Tobler Hiking Function Calculator
Predict walking speed from terrain slope using the Tobler hiking function.
Plan trail times accurately on mixed up-and-down terrain for any route.
Tobler Hiking Function
Geographer Waldo Tobler proposed this empirical formula in 1993 to estimate off-path walking speed as a function of terrain slope. It is widely used in GIS, search-and-rescue planning, and wargame movement models because it captures a key observation: humans walk fastest on a slight downhill, not on flat ground.
Formula
W = 6 × exp(−3.5 × |dh/dx + 0.05|) km/h
Where:
- W = walking speed (km/h)
- dh/dx = vertical change divided by horizontal distance (rise/run, signed)

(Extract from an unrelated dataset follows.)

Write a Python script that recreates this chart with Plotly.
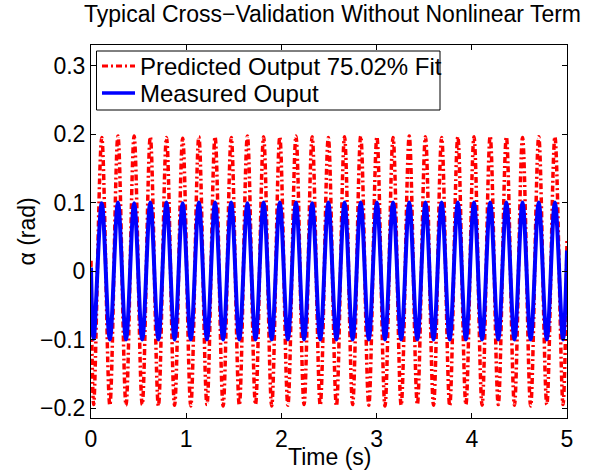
import plotly.graph_objects as go

# Time (s) of start, alternating troughs/peaks, and end
time_s = [0.0, 0.028, 0.113, 0.198, 0.283, 0.368, 0.453, 0.538, 0.623, 0.708, 0.793,
          0.878, 0.963, 1.048, 1.133, 1.218, 1.303, 1.388, 1.473, 1.558, 1.643,
          1.728, 1.813, 1.898, 1.983, 2.068, 2.153, 2.238, 2.323, 2.408, 2.493,
          2.578, 2.663, 2.748, 2.833, 2.918, 3.003, 3.088, 3.173, 3.258, 3.343,
          3.428, 3.513, 3.598, 3.683, 3.768, 3.853, 3.938, 4.023, 4.108, 4.193,
          4.278, 4.363, 4.448, 4.533, 4.618, 4.703, 4.788, 4.873, 4.958, 5.0]

measured = [0.005, -0.099, 0.099, -0.100, 0.100, -0.100, 0.099, -0.100, 0.100, -0.100, 0.100,
            -0.100, 0.099, -0.100, 0.100, -0.100, 0.100, -0.100, 0.100, -0.100, 0.099,
            -0.100, 0.100, -0.100, 0.100, -0.100, 0.100, -0.100, 0.099, -0.100, 0.100,
            -0.100, 0.100, -0.100, 0.100, -0.100, 0.100, -0.100, 0.100, -0.100, 0.100,
            -0.100, 0.100, -0.100, 0.100, -0.100, 0.100, -0.100, 0.100, -0.100, 0.100,
            -0.100, 0.100, -0.100, 0.100, -0.100, 0.100, -0.100, 0.100, -0.100, 0.030]

predicted = [0.015, -0.195, 0.195, -0.196, 0.197, -0.196, 0.197, -0.195, 0.196, -0.197, 0.195,
             -0.196, 0.194, -0.197, 0.196, -0.195, 0.196, -0.197, 0.195, -0.196, 0.197,
             -0.195, 0.196, -0.197, 0.196, -0.196, 0.197, -0.195, 0.196, -0.196, 0.195,
             -0.197, 0.196, -0.195, 0.197, -0.196, 0.196, -0.197, 0.195, -0.196, 0.197,
             -0.195, 0.196, -0.196, 0.195, -0.197, 0.196, -0.195, 0.196, -0.196, 0.197,
             -0.195, 0.196, -0.196, 0.195, -0.197, 0.196, -0.195, 0.196, -0.195, 0.045]

series_names = ["Predicted Output 75.02% Fit", "Measured Ouput"]
series_colors = ["#ff0000", "#0000ff"]

x_ticks = [0, 1, 2, 3, 4, 5]
y_ticks = [-0.2, -0.1, 0, 0.1, 0.2, 0.3]
y_tick_text = ["\u22120.2", "\u22120.1", "0", "0.1", "0.2", "0.3"]

FONT = "Liberation Sans, Arial, Helvetica, sans-serif"
W, H = 593, 473
L, R, T, B = 91, 26, 45, 55
PW, PH = W - L - R, H - T - B


def px_x(px):
    return (px - L) / PW


def px_y(py):
    return (H - B - py) / PH


RED_DASH = "6px,3px,2px,3px"

fig = go.Figure()
fig.add_trace(go.Scatter(
    x=time_s, y=predicted, mode="lines", name=series_names[0], showlegend=False,
    line=dict(color=series_colors[0], width=3.5, dash=RED_DASH, shape="spline", smoothing=1.0),
))
fig.add_trace(go.Scatter(
    x=time_s, y=measured, mode="lines", name=series_names[1], showlegend=False,
    line=dict(color=series_colors[1], width=4, shape="spline", smoothing=1.0),
))

axis_common = dict(
    showgrid=False, zeroline=False, showline=True, linecolor="black", linewidth=1,
    mirror="ticks", ticks="inside", ticklen=5, tickcolor="black", automargin=False,
    tickfont=dict(family=FONT, size=23, color="black"),
)

fig.update_layout(
    width=W, height=H,
    margin=dict(l=L, r=R, t=T, b=B),
    paper_bgcolor="white", plot_bgcolor="white",
    title=dict(text="Typical Cross\u2212Validation Without Nonlinear Term",
               font=dict(family=FONT, size=23, color="black"),
               x=(82 + 583) / 2 / W, xanchor="center",
               yref="container", y=1 - 14 / H, yanchor="middle"),
    xaxis=dict(range=[0, 5], tickvals=x_ticks, ticktext=[str(v) for v in x_ticks],
               **axis_common),
    yaxis=dict(range=[-0.2146, 0.33], tickvals=y_ticks, ticktext=y_tick_text,
               **axis_common),
    showlegend=False,
)

# custom legend box (MATLAB style)
fig.add_shape(type="rect", xref="paper", yref="paper",
              x0=px_x(96.5), x1=px_x(440), y0=px_y(110), y1=px_y(51),
              line=dict(color="black", width=1), fillcolor="white", layer="above")
row_y = [66, 93]
line_dash = [RED_DASH, "solid"]
line_w = [3, 3.5]
for name, color, ry, dsh, lw in zip(series_names, series_colors, row_y, line_dash, line_w):
    fig.add_shape(type="line", xref="paper", yref="paper",
                  x0=px_x(102), x1=px_x(135), y0=px_y(ry), y1=px_y(ry),
                  line=dict(color=color, width=lw, dash=dsh), layer="above")
    fig.add_annotation(text=name, xref="paper", yref="paper",
                       x=px_x(138), y=px_y(ry), xanchor="left", yanchor="middle",
                       showarrow=False, font=dict(family=FONT, size=24, color="black"))

# axis titles
fig.add_annotation(text="Time (s)", xref="paper", yref="paper",
                   x=0.5, y=px_y(457), xanchor="center", yanchor="middle",
                   showarrow=False, font=dict(family=FONT, size=23, color="black"))
fig.add_annotation(text="\u03b1 (rad)", xref="paper", yref="paper", textangle=-90,
                   x=px_x(26), y=0.5, xanchor="center", yanchor="middle",
                   showarrow=False, font=dict(family=FONT, size=23, color="black"))

fig.write_html("out.html", config={"displayModeBar": False},
               post_script="document.body.style.margin='0';document.body.style.overflow='hidden';")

The signed slope means positive = uphill, negative = downhill. The shift of +0.05 inside the absolute value places maximum speed at a 5% downhill grade.
Speed at Common Slopes
| Slope | Speed (km/h) | Notes |
|---|---|---|
| +30% (steep up) | 1.65 | Very slow climb |
| +20% | 2.36 | Moderate climb |
| +10% | 3.36 | Mild uphill |
| +5% | 4.01 | Gentle up |
| 0% (flat) | 5.04 | Standard pace |
| −5% | 6.00 | Maximum speed (Tobler peak) |
| −10% | 5.04 | Same as flat |
| −20% | 3.36 | Knees-burning descent |
| −30% | 2.36 | Hard descent (tendons) |
The asymmetry — uphill is harder than downhill at the same gradient — is real and well documented in physiology.
Worked Example — Mountain Day Hike
A 8-km trail with 600 m of total ascent (75 m/km average grade = 7.5%):
- Average slope: +0.075
- W = 6 × exp(−3.5 × |0.075 + 0.05|) = 6 × exp(−0.4375) = 3.87 km/h
- Time: 8 / 3.87 ≈ 2.07 hours = 2h 4m
Add ~10–15% for stops, navigation, and downhill descent if symmetric.
Off-Path Correction Factor
Tobler’s original paper recommends multiplying by 0.6 for off-trail (bushwhacking) terrain. Trail surface, vegetation, weather, snow, and pack weight all introduce further reductions.
Real-World Tuning
Tobler is average-fit hiker on dry trail. Adjust empirically for:
- Pack weight: subtract ~10% per 10 kg
- Trail condition: ~70–90% for rocky / uneven
- Snow / mud: 50–70% depending on depth
- Group hiking: pace of slowest member
Comparison to Naismith’s Rule
Naismith’s rule: 5 km/h on flat + 1 hour per 600 m of ascent. Tobler is more accurate for varied terrain because it integrates slope continuously. For long hikes with mixed up and down, run Tobler segment by segment for best results.
Caveats
The function gives outbound speed — descents back down add time but not necessarily proportionally. For dangerous descents (loose rock, exposure), real speed is much slower than Tobler predicts. Always pad your time estimate with breaks and contingency, especially in alpine terrain.